Judy is the latest Hollywood biopic, with Renee Zellweger playing the abandoned, sorrowful star. In the film Judy’s light has been dimmed by years of financial crises, failed marriages and struggles with alcohol and substance addiction. Finally, she turns to London for a chance to make some money and reignite her career.

Judy, directed by renowned theatrical director Rupert Goold, is based on Peter Quilter’s play, End of the Rainbow.

Set in 1969, Judy focuses on Garland as she sets about performing a five-week stint of shows in London’s Talk of the Town nightclub.

When the audience meets Judy, she is a young girl who is convinced by studio boss Louis B. Mayer to audition for The Wizard of Oz, though clearly she is caught up in his shameless manipulation, even to the point where he bullies her for not being “the prettiest.”

From there, we meet a Judy in her late 40s, pulling together a rough performance with her children, doing gigs in small clubs for pocket money just to keep them afloat.

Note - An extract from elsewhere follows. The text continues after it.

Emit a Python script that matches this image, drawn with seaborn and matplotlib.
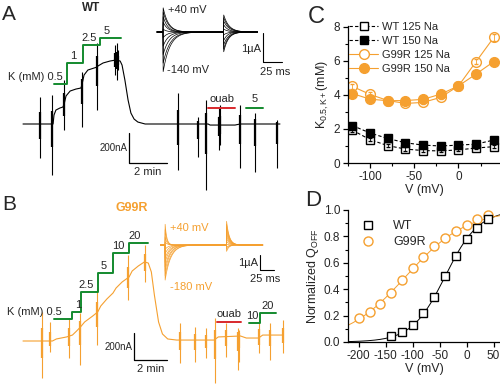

On discovering she can no longer pay for her hotel suite, Judy is forced to leave her children with their father, Sid Luft (Rufus Sewell) and embark on a concert series which were to become synonymous with her declining health and wellbeing.

While the script certainly takes liberties with the truth of the events of that five-week stint, one thing is for sure: here we have a woman on the edge doing whatever she can to make it through.

Interspersed with flashbacks to Judy’s tragic upbringing, the audience is presented with a Judy who is being looked upon with sympathy by those telling her story.

The film is shot with a warm, Hollywood glow despite the devastating events which, as we know, ultimately are the precursor for Judy’s death just six months after the performances came to an end.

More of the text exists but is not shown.